When to plug in $y = y_0 + \epsilon y_1 + \epsilon^2 y_2 +\cdots$ into the ODE to get the asymptotic series

asymptoticsordinary differential equationsperturbation-theory

Given a second degree ODE with a small parameter $\epsilon$,
when can we just plug in $y = y_0 + \epsilon y_1 + \epsilon^2 y_2 + \cdots$ and then solve term by term to get the asymptotic series?

The singular perturbation case, $\epsilon y'' + a(x) y' + b(x) y = 0$, we can not plug in this, we have to use the WKB theory and plug in $y = e^{y_0/\delta + y_1 + \delta y_2 + \cdots}$.

And for the duffing equation $y'' + y + \epsilon y^3 = 0$, we have to use multi-scale analysis since the standard perturbation will give us a secular term.

However, for ODEs like $y'' + 2\epsilon y'+ y = 0$ and $y'' = \epsilon Q(x) y$,we can just plug in the standard series to find the asymptotic.

For the local analysis without $\epsilon$ in the ODE, there are ways to classify regular points, regular singular points, and irregular singular points, and for each case, we know exactly what type of expansions we should use. So is there a rule to follow when doing the global analysis with $\epsilon$ in the ODE? I guess it will depends on the ODE and also the boundary conditions?

Best Answer

Side note: assumption of regular perturbation expansion in integer powers of the small parameter is a bit awkwardly restrictive. Assuming merely nonnegative powers of the small parameter allows considerably more flexibility and is still within the realm of regular perturbation theory.

Anyway, the two problematic cases you pointed out are problematic for entirely different reasons. The first case is because the perturbation itself is singular, which means that the $\epsilon=0$ problem has no solution, so the $y_0$ you would want to construct is already not defined. This generally occurs when setting the small parameter to zero eliminates the highest order term in the differential equation (because now the general solution should be expected to be "lower dimensional", either literally in the linear case or in a loose sense in the nonlinear case).

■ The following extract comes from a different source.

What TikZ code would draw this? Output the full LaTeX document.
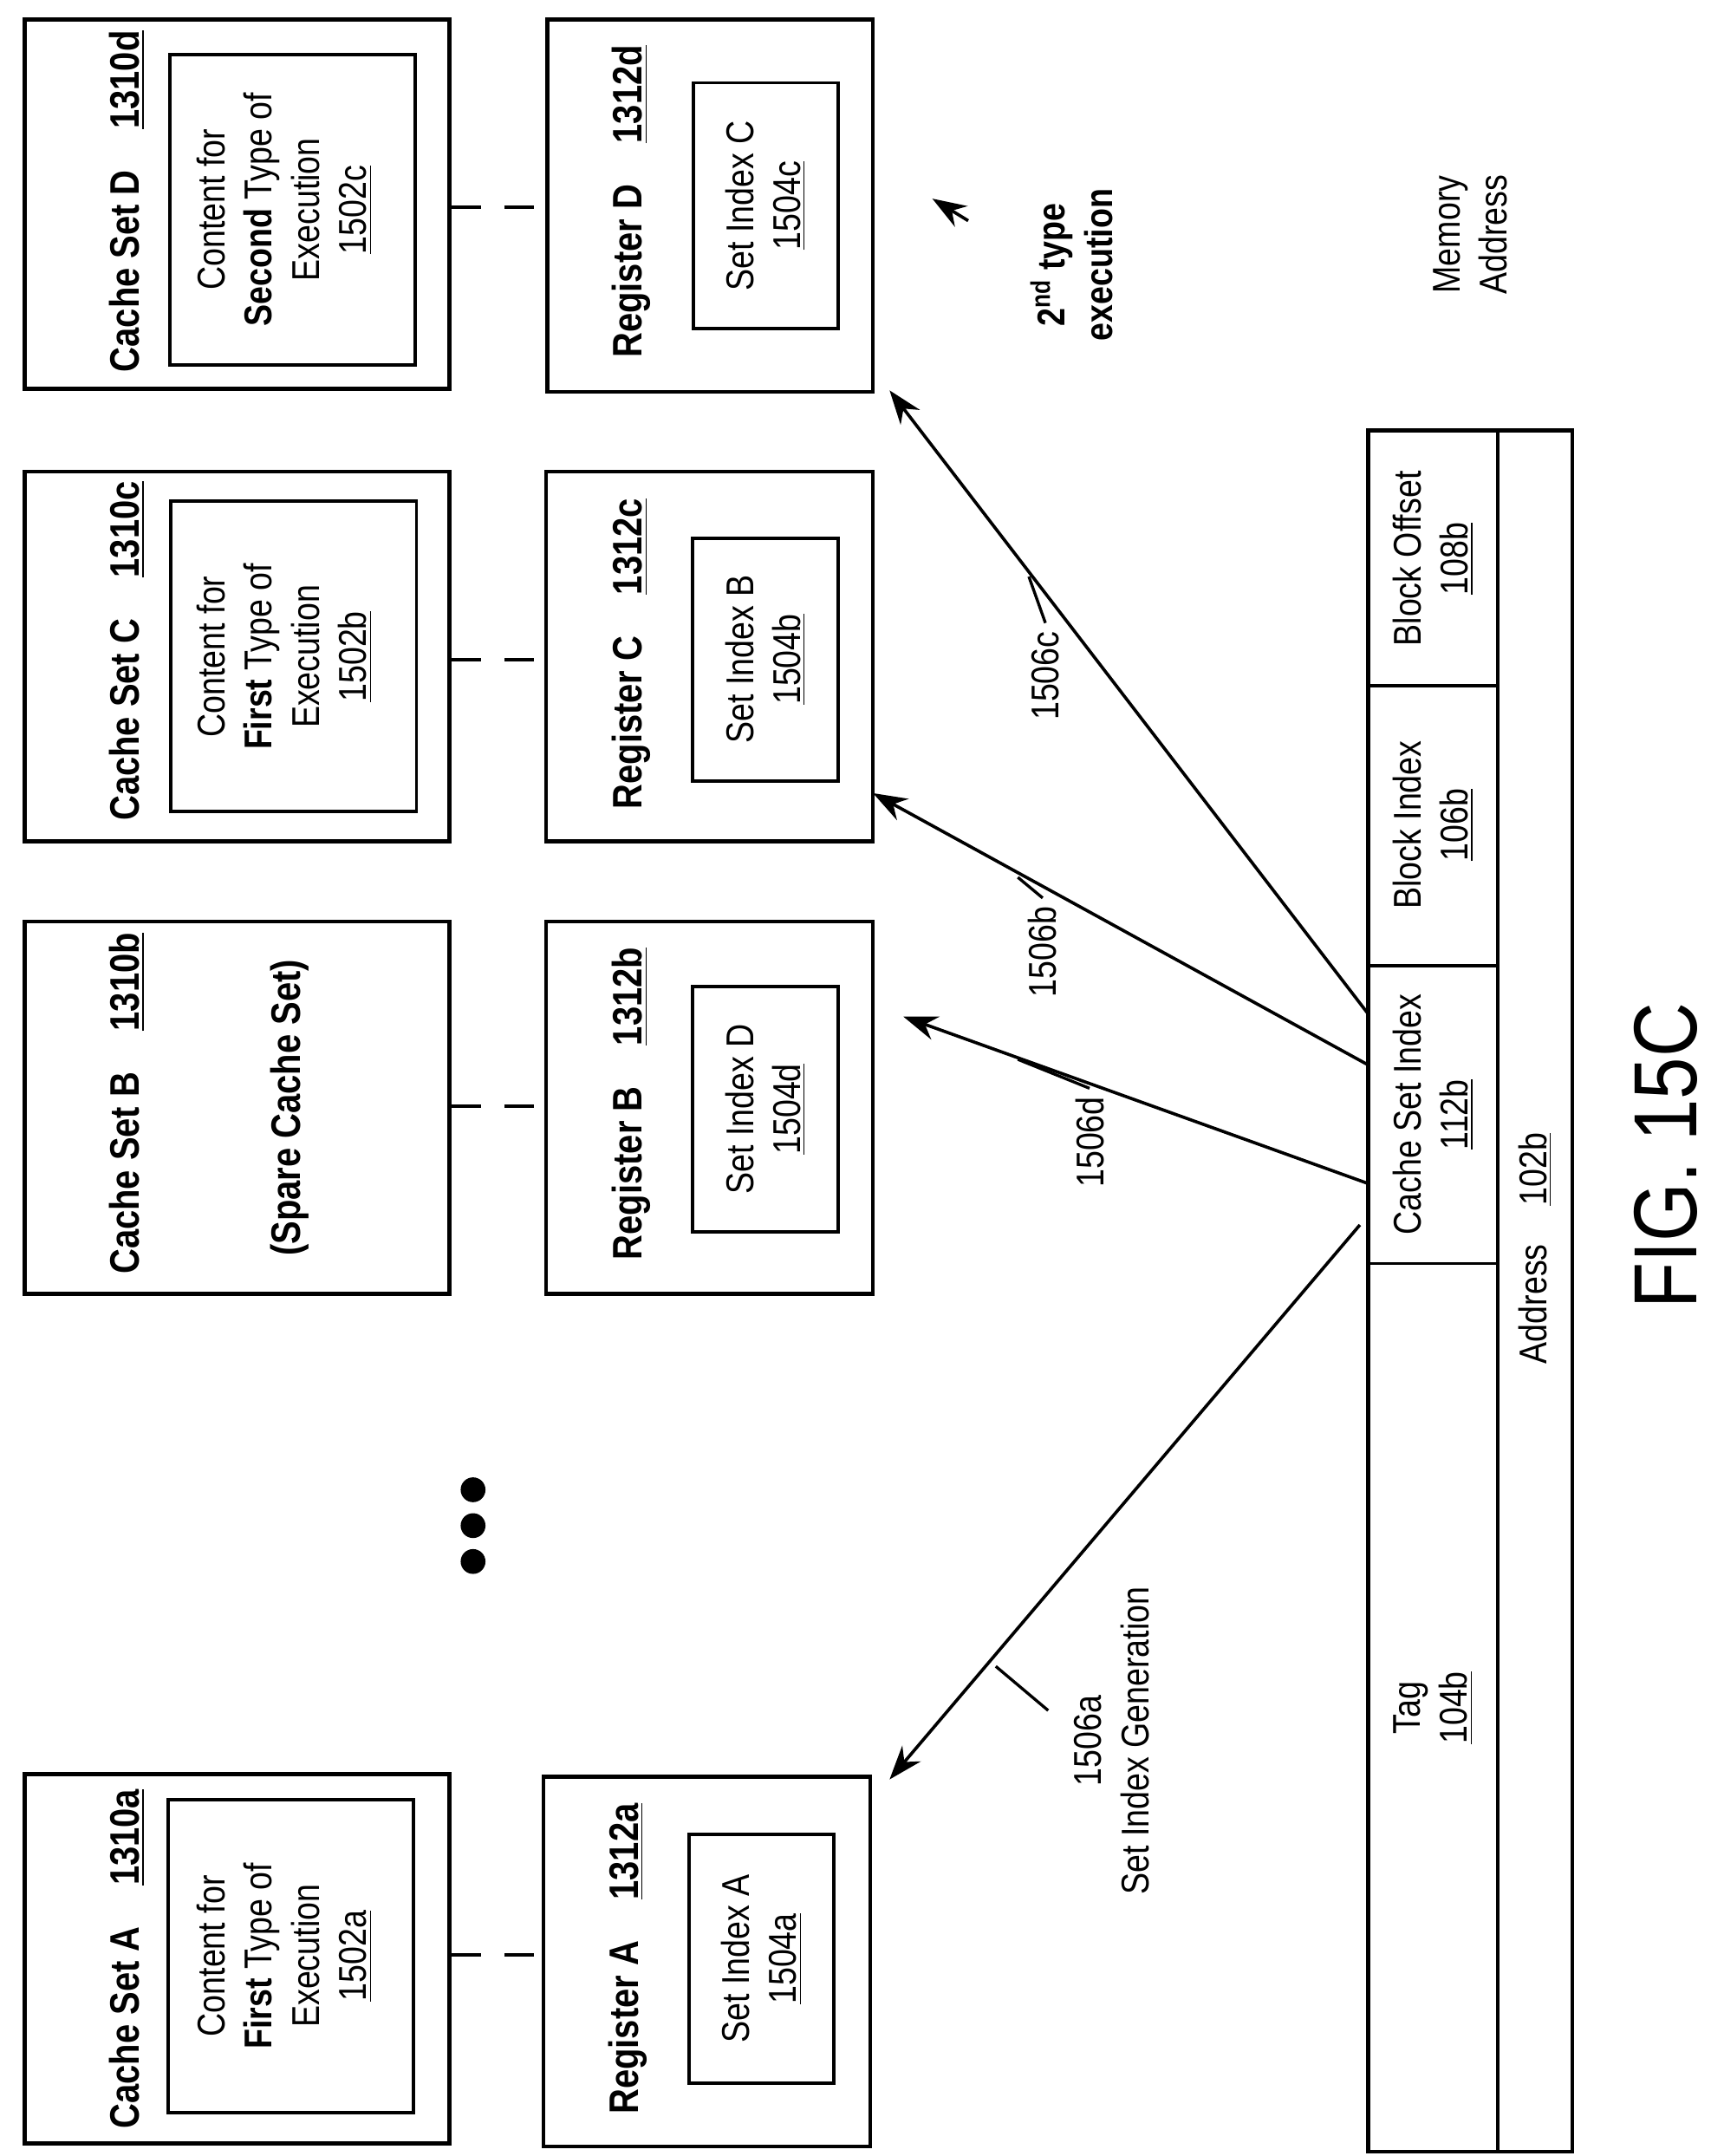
\documentclass[tikz,border=0pt]{standalone}
\usepackage{fontspec}
\setmainfont[FakeStretch=0.84]{Liberation Sans}
\usetikzlibrary{arrows.meta}
\newcommand\bx[5]{\node[box,minimum width={(#4-#2)*0.02cm},minimum height={(#5-#3)*0.02cm}] (#1) at ({(#2+#4)/2},{(#3+#5)/2}) {};}
\begin{document}
\begin{tikzpicture}[x=0.02cm,y=-0.02cm,
  box/.style={draw,line width=1.6pt,inner sep=0pt},
  ibox/.style={draw,line width=1.4pt,inner sep=0pt},
  lbl/.style={rotate=90,font=\fontsize{17}{20}\selectfont\bfseries},
  txt/.style={rotate=90,font=\fontsize{16}{19.5}\selectfont,align=center},
  arr/.style={line width=1.3pt,-{Stealth[length=14pt,width=10pt]}},
  dsh/.style={line width=1.5pt,dash pattern=on 12pt off 10pt}]
\useasboundingbox (0,0) rectangle (1240,1563);
% cache sets
\bx{csD}{18}{14}{326}{282}
\bx{csC}{18}{342}{326}{610}
\bx{csB}{18}{668}{326}{938}
\bx{csA}{18}{1286}{326}{1554}
\node[ibox,minimum width={178*0.02cm},minimum height={225*0.02cm}] (cD) at (212,152) {};
\node[ibox,minimum width={178*0.02cm},minimum height={225*0.02cm}] (cC) at (213,476) {};
\node[ibox,minimum width={178*0.02cm},minimum height={227*0.02cm}] (cA) at (211,1418) {};
\node[lbl] (tD) at (92,146) {Cache Set D\quad\underline{1310d}};
\node[lbl] (tC) at (92,472) {Cache Set C\quad\underline{1310c}};
\node[lbl] (tB) at (92,800) {Cache Set B\quad\underline{1310b}};
\node[lbl] (tA) at (92,1420) {Cache Set A\quad\underline{1310a}};
\node[lbl] (spare) at (210,803) {(Spare Cache Set)};
\node[txt] (xD) at (206,152) {Content for\\\textbf{Second} Type of\\Execution\\\underline{1502c}};
\node[txt] (xC) at (206,476) {Content for\\\textbf{First} Type of\\Execution\\\underline{1502b}};
\node[txt] (xA) at (206,1418) {Content for\\\textbf{First} Type of\\Execution\\\underline{1502a}};
% registers
\bx{rD}{397}{14}{633}{284}
\bx{rC}{396}{342}{633}{610}
\bx{rB}{396}{668}{633}{938}
\bx{rA}{394}{1288}{631}{1556}
\node[ibox,minimum width={105*0.02cm},minimum height={178*0.02cm}] (iD) at (555,149) {};
\node[ibox,minimum width={106*0.02cm},minimum height={176*0.02cm}] (iC) at (555,478) {};
\node[ibox,minimum width={106*0.02cm},minimum height={178*0.02cm}] (iB) at (555,804) {};
\node[ibox,minimum width={105*0.02cm},minimum height={180*0.02cm}] (iA) at (552,1420) {};
\node[lbl] (gD) at (458,146) {Register D\quad\underline{1312d}};
\node[lbl] (gC) at (458,474) {Register C\quad\underline{1312c}};
\node[lbl] (gB) at (458,800) {Register B\quad\underline{1312b}};
\node[lbl] (gA) at (455,1420) {Register A\quad\underline{1312a}};
\node[txt] (sD) at (555,149) {Set Index C\\\underline{1504c}};
\node[txt] (sC) at (555,478) {Set Index B\\\underline{1504b}};
\node[txt] (sB) at (555,804) {Set Index D\\\underline{1504d}};
\node[txt] (sA) at (552,1420) {Set Index A\\\underline{1504a}};
% dashes
\draw[dsh] (csD.east|-0,150) -- (rD.west|-0,150);
\draw[dsh] (csC.east|-0,478) -- (rC.west|-0,478);
\draw[dsh] (csB.east|-0,802) -- (rB.west|-0,802);
\draw[dsh] (csA.east|-0,1417) -- (rA.west|-0,1417);
% dots
\foreach \y/\n in {1080/d1,1106/d2,1132/d3} \fill (343,\y) circle (9) coordinate (\n);
% memory address
\bx{mem}{992}{312}{1140}{1560}
\draw[line width=1.4pt] (1086,312) -- (1086,1560);
\draw[line width=1.4pt] (992,497) -- (1086,497) (992,700) -- (1086,700) (992,916) -- (1086,916);
\node[txt] (bo) at (1039,405) {Block Offset\\\underline{108b}};
\node[txt] (bi) at (1039,598) {Block Index\\\underline{106b}};
\node[txt] (ci) at (1039,808) {Cache Set Index\\\underline{112b}};
\node[txt] (tg) at (1039,1238) {Tag\\\underline{104b}};
\node[txt] (ad) at (1113,905) {Address\quad\underline{102b}};
\node[txt] (ma) at (1066,170) {Memory\\Address};
\node[txt,font=\fontsize{16}{19.5}\selectfont\bfseries] (nd) at (777,192) {2\textsuperscript{nd} type\\execution};
\coordinate (n1) at (702,160); \coordinate (n2) at (676,144);
\draw[arr] (n1) -- (n2);
% arrows
\coordinate (oD) at (992,735); \coordinate (eD) at (645,283);
\coordinate (oC) at (992,772); \coordinate (eC) at (633,575);
\coordinate (oB) at (992,858); \coordinate (eB) at (655,737);
\coordinate (oA) at (986,888); \coordinate (eA) at (645,1290);
\draw[arr] (oD) -- (eD);
\draw[arr] (oC) -- (eC);
\draw[arr] (oB) -- (eB);
\draw[arr] (oA) -- (eA);
% labels
\node[txt] (l1506c) at (758,490) {1506c};
\node[txt] (l1506b) at (756,690) {1506b};
\node[txt] (l1506d) at (790,828) {1506d};
\node[txt] (l1506a) at (806,1262) {1506a\\Set Index Generation};
\coordinate (kc) at (746,418); \draw[line width=1.2pt] (l1506c.east) -- (kc);
\coordinate (kb) at (738,636); \draw[line width=1.2pt] (l1506b.east) -- (kb);
\coordinate (kd) at (738,768); \draw[line width=1.2pt] (l1506d.east) -- (kd);
\coordinate (ka) at (722,1208); \draw[line width=1.2pt] (760,1240) -- (ka);
\node[rotate=90,inner sep=0pt,font=\fontsize{37}{40}\selectfont] (fig) at (1208,838) {FIG. 15C};
\end{tikzpicture}
\end{document}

The second case is because you want to push the asymptotics to long time scales, but the local approximations you are making have unbounded error on unbounded time scales. On short times there is no problem with regular perturbation expansion, but on long times you need to come to grips with subtle dynamical issues such as periodicity and metastability, which are too complicated for regular perturbation theory to resolve.